As a Liverpool fan I both love the fact that Ole Olay is not yet the finished article as a Man United manager AND the prospect that United will fire him before he becomes one, adding further turmoil to their plans into the medium to long term. So please United fans, keep your impatience up so that my hopes for your club continue to come true.

In the case of both Arteta and Ole, the clubs have bought into a policy of finding and nurturing the football managers of tomorrow. For that to work you need to both insist that there is a general positive trajectory of improvement over a season or two (with Ole this is happening, with Arteta, we should know by the end of the season) and show the resilience and patience to weather the inevitable dips along the way. But neither of these fit the time horizons of the modern football fan or football club and even less so of the modern football media company.

Look, I get that the media model is for fast paced reactions to recent events and it’s lotsa fun to read and react to all of these hot takes. Without them you wouldn’t have as hilarious a mailbox or as entertaining a Mediawatch. So my ask is not to that the media get a grip since that would spoil the fun but rather to the passionate and blinkered football fan. My better angels insist that I include Man United fans in this: stop losing your bowel movements whenever your side has a bad spell. Look instead to the overall trajectory and give your club’s strategy time to work. If you want to do something constructive, consider what strategy and personnel would be better alternatives. If you can’t then shut yer trap.

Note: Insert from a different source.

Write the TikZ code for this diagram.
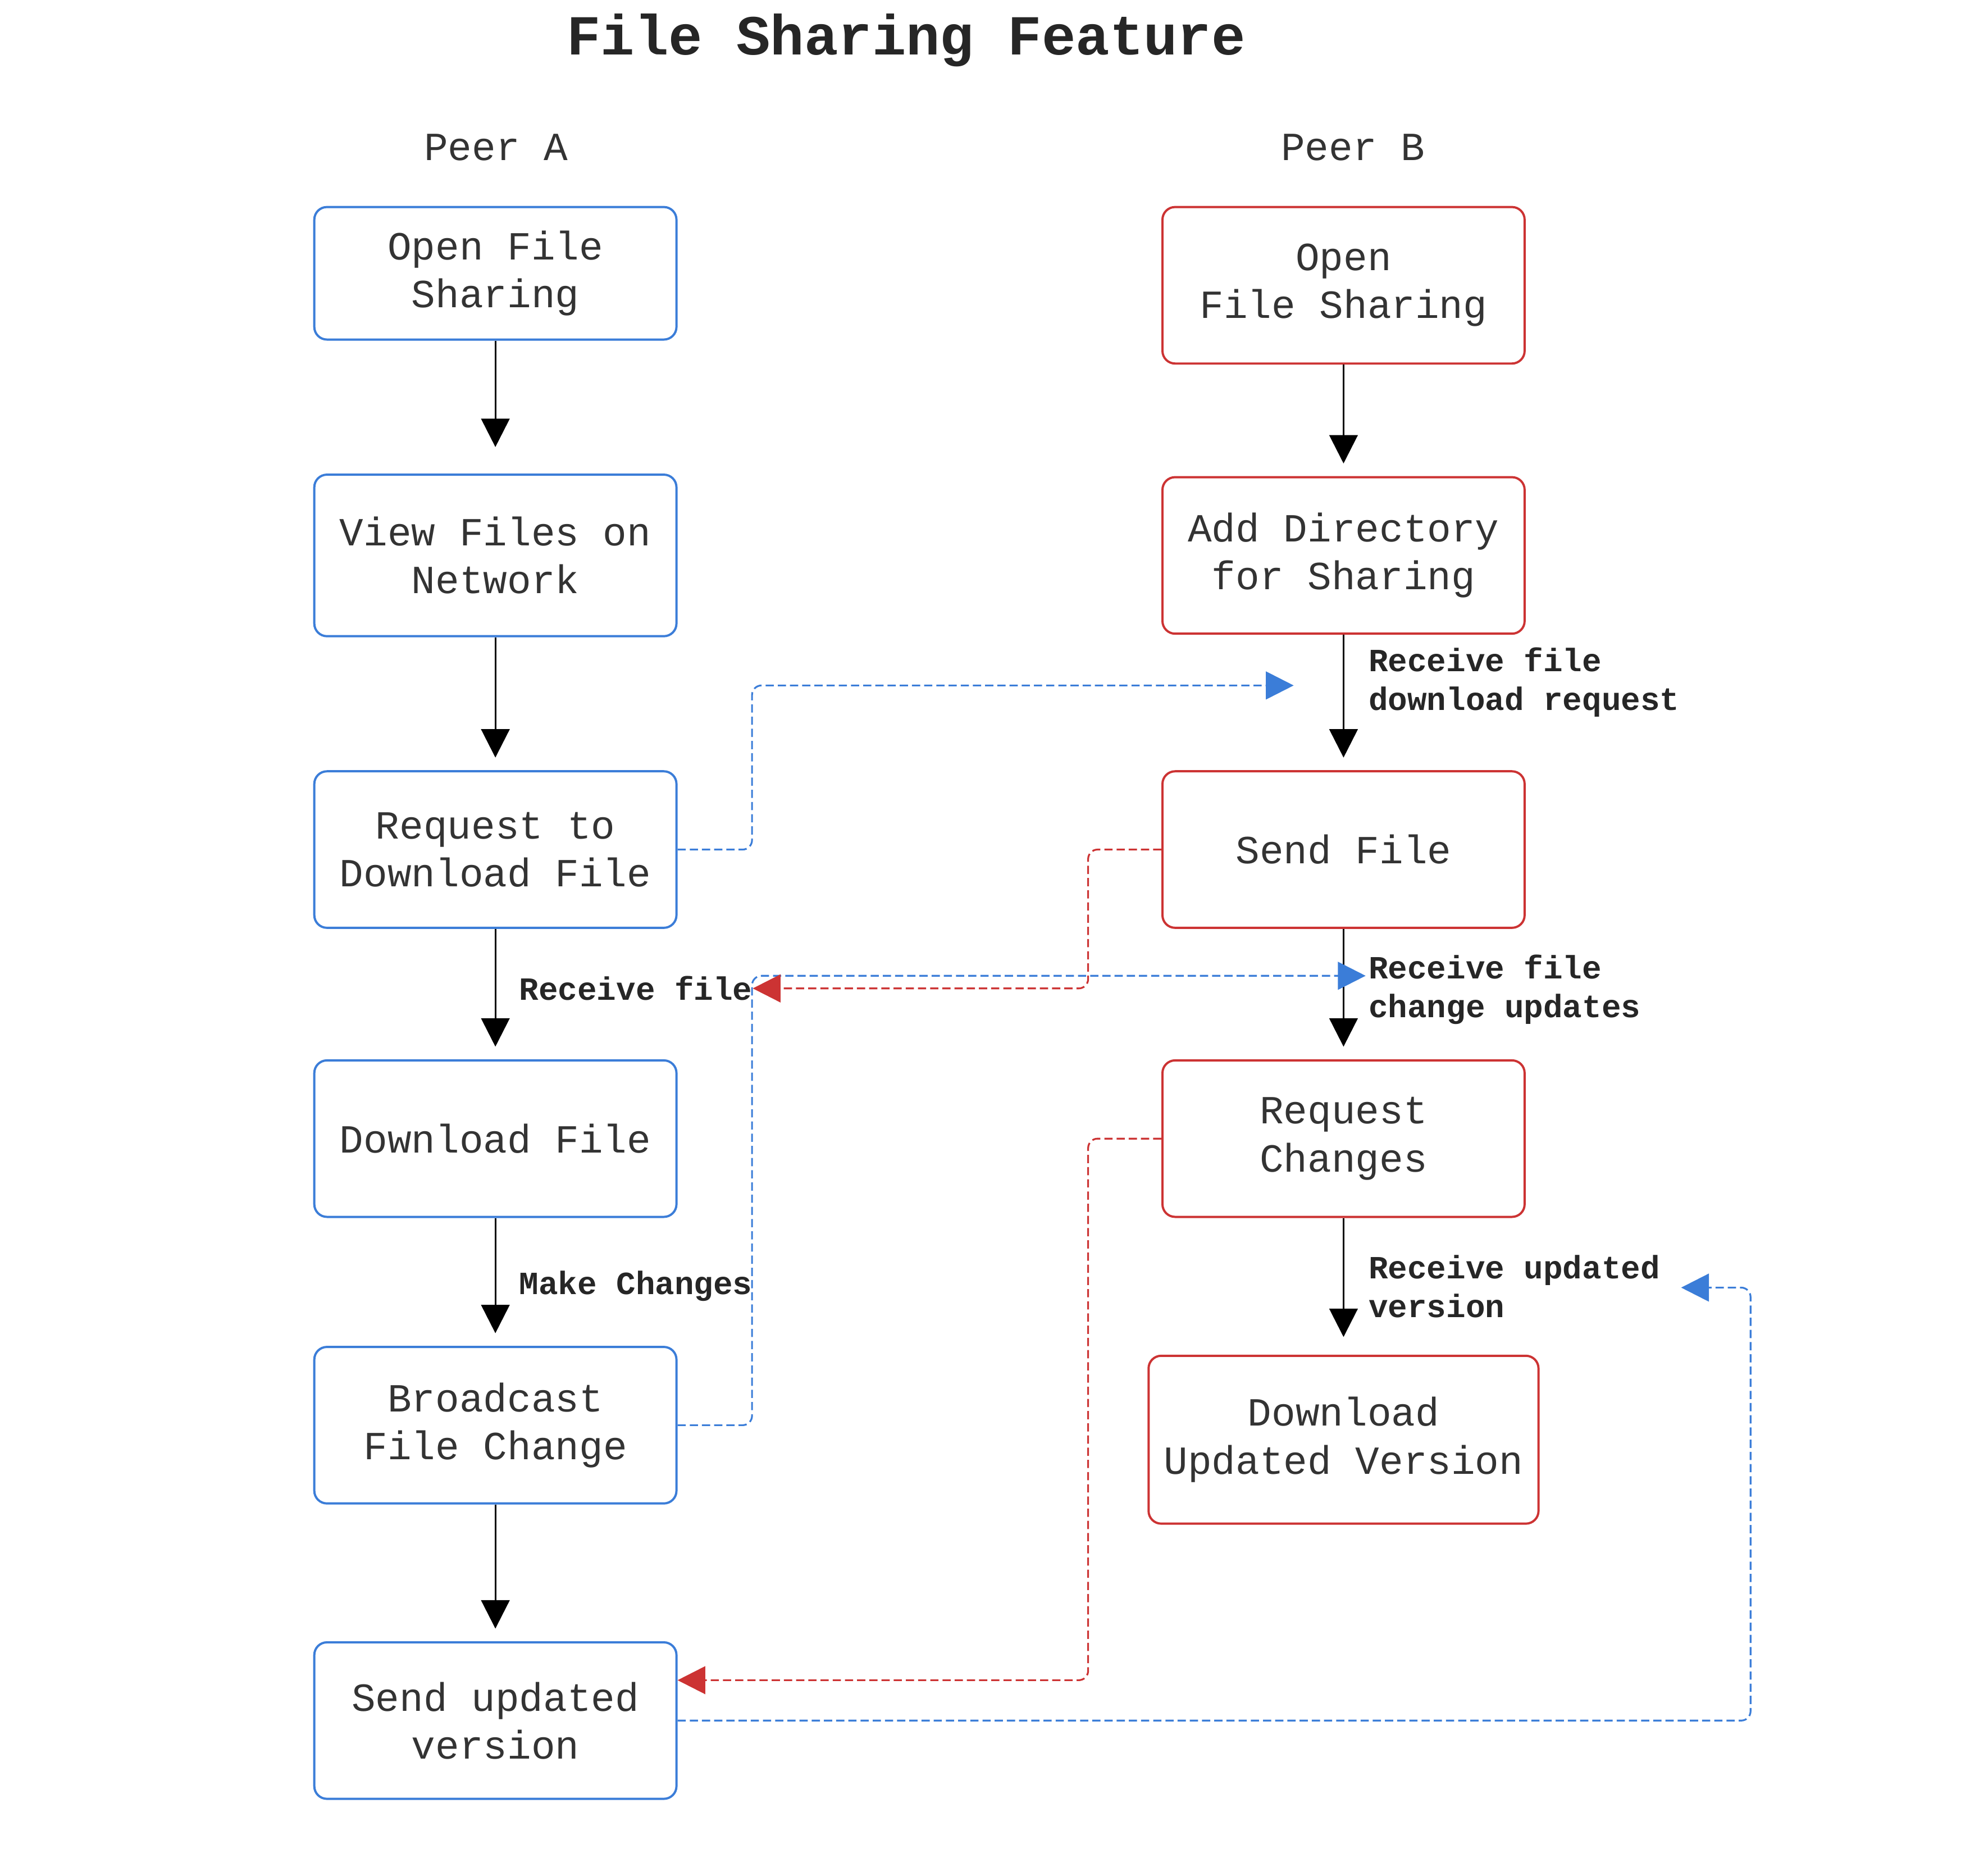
\documentclass[tikz,border=0pt]{standalone}
\usepackage{fontspec}
\setmonofont{Liberation Mono}
\usetikzlibrary{arrows.meta}
\definecolor{peerA}{RGB}{59,125,216}
\definecolor{peerB}{RGB}{204,51,51}
\definecolor{txt}{RGB}{51,51,51}
\begin{document}
\begin{tikzpicture}[x=0.02cm,y=-0.02cm,
 box/.style={draw,rounded corners=0.2cm,line width=1pt,minimum width=5.74cm,minimum height=2.48cm,inner sep=0pt,align=center,text=txt,font=\ttfamily\fontsize{18}{21.6}\selectfont},
 boxA/.style={box,draw=peerA},
 boxB/.style={box,draw=peerB},
 flow/.style={-{Triangle[length=0.45cm,width=0.45cm]},line width=0.8pt,shorten >=0.2cm},
 lbl/.style={anchor=west,align=left,inner sep=0pt,text=black!85,font=\ttfamily\bfseries\fontsize{14.6}{17.6}\selectfont},
 dashA/.style={draw=peerA,line width=0.8pt,dash pattern=on 3.7pt off 1.8pt,rounded corners=0.15cm,-{Triangle[length=0.44cm,width=0.44cm]}},
 dashB/.style={dashA,draw=peerB}]
\useasboundingbox(0,0)rectangle(1568,1486);
%
\node[font=\ttfamily\bfseries\fontsize{25.5}{30}\selectfont,text=black!85](title)at(718,32){File Sharing Feature};
\node[font=\ttfamily\fontsize{18}{21.6}\selectfont,text=txt](peerA)at(393,117){Peer A};
\node[font=\ttfamily\fontsize{18}{21.6}\selectfont,text=txt](peerB)at(1072,117){Peer B};
%
\node[boxA,minimum height=2.1cm](openA)at(392.5,216.5){Open File\\Sharing};
\node[boxA,minimum height=2.56cm](viewA)at(392.5,440){View Files on\\Network};
\node[boxA](reqA)at(392.5,673){Request to\\Download File};
\node[boxA](downA)at(392.5,902){Download File};
\node[boxA](castA)at(392.5,1129){Broadcast\\File Change};
\node[boxA](sendA)at(392.5,1363){Send updated\\version};
%
\node[boxB](openB)at(1064.5,226){Open\\File Sharing};
\node[boxB](dirB)at(1064.5,440){Add Directory\\for Sharing};
\node[boxB](sendB)at(1064.5,673){Send File};
\node[boxB](reqB)at(1064.5,902){Request\\Changes};
\node[boxB,minimum width=6.18cm,minimum height=2.66cm](downB)at(1064.5,1140.5){Download\\Updated Version};
%
\draw[flow,shorten >=0.42cm](openA)--(viewA);
\draw[flow](viewA)--(reqA);
\draw[flow](reqA)--(downA);
\draw[flow](downA)--(castA);
\draw[flow](castA)--(sendA);
\draw[flow](openB)--(dirB);
\draw[flow](dirB)--(sendB);
\draw[flow](sendB)--(reqB);
\draw[flow,shorten >=0.28cm](reqB)--(downB);
%
\node[lbl](lblDirB)at(1084,540.5){Receive file\\download request};
\node[lbl](lblReqA)at(411,783){Receive file};
\node[lbl](lblSendB)at(1084,784){Receive file\\change updates};
\node[lbl](lblDownA)at(411,1019){Make Changes};
\node[lbl](lblReqB)at(1084,1019){Receive updated\\version};
%
\coordinate(tipReq)at(1025,543);
\coordinate(tipCast)at(1082,773);
\coordinate(tipSend)at(1332,1020);
\coordinate(turnSend)at(1387,1020);
\draw[dashA](reqA.east)--++(59,0)|-(tipReq);
\draw[dashA](castA.east)--++(59,0)|-(tipCast);
\draw[dashB](sendB.west)--++(-58,0)|-(lblReqA.east);
\draw[dashB](reqB.west)--++(-58,0)|-([yshift=0.64cm]sendA.east);
\draw[dashA](sendA.east)-|(turnSend)--(tipSend);
\end{tikzpicture}
\end{document}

So here’s 3 cheers to a more engrossing but less funny Mailbox and an equally entertaining Mediawatch….

Hip Hip
Miguel L (LFC – great start to the season. Who cares if no one thinks we’re going to win anything – remember! Football media punditry value = 0 at least 90% of the time)

 

Portu-geezers
Did anyone else notice how many Portuguese speaking players Man Utd had on the pitch when Ronaldo scored that dramatic late winner against Villareal? Between Portugal and Brazil, we had Dalot, Telles, Fernandes, Fred and Ronaldo – all Portuguese speakers! Plus Spanish speakers De Gea and Cavani.

It got me thinking: has any English team ever had as many Portuguese speaking players on the pitch at one time? How about any team outside of Portugal or Brazil? Has any English team ever had more players of one language group on the pitch at once? I was thinking maybe one of Wenger’s Arsenal teams featuring lots of Frenchmen, but I’m not sure. Does anyone know?? I’d be curious to hear from other F365ers on this topic!